Yeah, and we have that...

It's called fiat currency 🙄

[–] rottingleaf@lemmy.world 1 points 1 day ago (4 children)

Fiat currency is controlled by central banks and nation-states. Obviously.

[–] Lumisal@lemmy.world 1 points 1 day ago (1 children)

Yeah, because the last time humans tried decentralized money it also caused a ton of problems.

Bitcoin and other cryptocurrency isn't inventing anything new, it's just doing the same old localized bank notes system again, but with computers™

Even if crypto had any actual physical value, and solved the stability problems, lack of inflation, etc, it would still end up having control issues, because those already wealthy in a lot of it could manipulate the value easily by simply exchanging it or dumping it.

So basically you'd just end up with the problems of current currencies + all the problems crypto has, which were the same problems localized notes had 200 or so years as well.

[–] rottingleaf@lemmy.world 0 points 1 day ago (1 children)

Yes, I've remembered my old idea of something like an automated digital barter connected to storage space and computation provided on demand for tokens (every provider an issuer), or something else confirmed by escrow or whatever, after learning that in China 200 years ago people used non-uniform money, that is, all kinds of coins, some literally ancient still in circulation, and somehow that worked.

That wouldn't be as convenient as uniform money as a universal equivalent, but wouldn't have that particular kind of problem, which value manipulation via such globally meaningful action. Simply because there'd be no single variable to manipulate.

[–] Lumisal@lemmy.world 2 points 1 day ago (1 children)

after learning that in China 200 years ago people used non-uniform money, that is, all kinds of coins, some literally ancient still in circulation, and somehow that worked

I'm talking about valuation pegged paper money, not hard value currency. This old strawman is getting old too.

The coins worked because they were still tangible material with assigned value (ie metals value by weight or marking).

The local bank paper money was different, and pegged to hard value materials (gold standard).
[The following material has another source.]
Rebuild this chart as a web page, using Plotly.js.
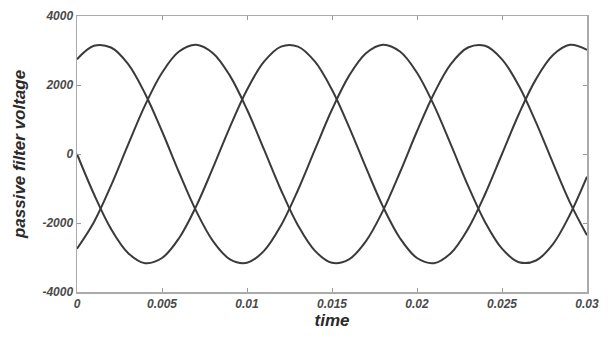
<!DOCTYPE html>
<html>
<head>
<meta charset="utf-8">
<script src="https://cdn.plot.ly/plotly-3.0.1.min.js"></script>
<style>html,body{margin:0;padding:0;background:#fff;}#chart{width:609px;height:338px;}</style>
</head>
<body>
<div id="chart"></div>
<script>
var time = [0,0.001,0.002,0.003,0.004,0.005,0.006,0.007,0.008,0.009,0.010,0.011,0.012,0.013,0.014,0.015,0.016,0.017,0.018,0.019,0.020,0.021,0.022,0.023,0.024,0.025,0.026,0.027,0.028,0.029,0.030];
var phaseA = [0,-1167,-2170,-2868,-3164,-3015,-2442,-1527,-397,788,1863,2676,3114,3114,2676,1863,788,-397,-1527,-2442,-3015,-3164,-2868,-2170,-1167,0,1167,2170,2868,3164,3015];
var phaseB = [2745,3136,3086,2612,1754,659,-529,-1642,-2525,-3053,-3153,-2809,-2071,-1043,133,1289,2265,2922,3169,2971,2356,1409,265,-916,-1969,-2745,-3136,-3086,-2612,-1754,-659];
var phaseC = [-2745,-1969,-916,265,1409,2356,2971,3169,2922,2265,1289,133,-1043,-2071,-2809,-3153,-3053,-2525,-1642,-529,659,1754,2612,3086,3136,2745,1969,916,-265,-1409,-2356];
var xTicks = [0,0.005,0.01,0.015,0.02,0.025,0.03];
var xTickText = ['0','0.005','0.01','0.015','0.02','0.025','0.03'];
var yTicks = [-4000,-2000,0,2000,4000];
var yTickText = ['-4000','-2000','0','2000','4000'];

var lineStyle = {color:'#3a3a3a', width:2, shape:'spline', smoothing:1};
var traces = [phaseA, phaseB, phaseC].map(function(v){
  return {x: time, y: v, type:'scatter', mode:'lines', line: lineStyle, hoverinfo:'skip'};
});
var tickFont = {family:'Liberation Sans, Arial, sans-serif', size:12, color:'#4a4a4a', weight:'bold', style:'italic'};
var titleFont = {family:'Liberation Sans, Arial, sans-serif', size:17, color:'#2a2a2a', weight:'bold', style:'italic'};
var layout = {
  width:609, height:338,
  margin:{l:77, r:22, t:16, b:46},
  paper_bgcolor:'#fff', plot_bgcolor:'#fff',
  showlegend:false,
  xaxis:{range:[0,0.03], tickvals:xTicks, ticktext:xTickText, ticks:'inside', ticklen:4, tickcolor:'#999',
    showline:true, linecolor:'#aaa', linewidth:1.5, mirror:'ticks', showgrid:false, zeroline:false,
    tickfont:tickFont, title:{text:'time', font:titleFont, standoff:3}},
  yaxis:{range:[-4000,4000], tickvals:yTicks, ticktext:yTickText, ticks:'inside', ticklen:4, tickcolor:'#999',
    showline:true, linecolor:'#aaa', linewidth:1.5, mirror:'ticks', showgrid:false, zeroline:false,
    tickfont:tickFont, title:{text:'passive filter voltage', font:titleFont, standoff:12}}
};
Plotly.newPlot('chart', traces, layout, {staticPlot:true});
</script>
</body>
</html>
Cryptocurrency works like the second because, like the paper money, crypto doesn't have inherent tangible value (technically even less than paper since it's completely intangible).

It doesn't work like the fucking Chinese coins (which, btw, still relied on a very centralized government existing anyway) because you can't hold or do anything with 0s and 1s, nor can you physically keep it around.

[–] rottingleaf@lemmy.world 0 points 1 day ago

because, like the paper money, crypto doesn’t have inherent tangible value

That's wrong, "owning a number" is tangible value. That's also why there are no (working) offline cryptocurrencies, double spending is a problem.

If by "works like the second" you mean that it doesn't have physical form, then yeah, that's in the name.

which, btw, still relied on a very centralized government existing anyway

A few of them, different ones, each making their own coins. So no.

because you can’t hold or do anything with 0s and 1s, nor can you physically keep it around.

Yeah, that's a problem, but "fucking Chinese coins" in their value also were worth more than the metals they were made from. Sometimes those metals were not very meaningful for Europeans.

And using a mix of non-uniform coins for transactions was a thing for much of history in Europe too.

In any case, in absolutes of course nothing is like any other thing. If your argument fits under that, then don't bother, it's boring and useless.

In relatives - you can have a "half-offline" cryptocurrency, where you don't need all the network (or good enough majority of it) to be accessible, just one partition (or even just portion) of it, to make a transaction. In theory. This can even seem like a "partitioned blockchain", LOL. A tree of blockchains.

There are so many cryptocurrencies so honestly I don't know if such has been made, but it would be useful.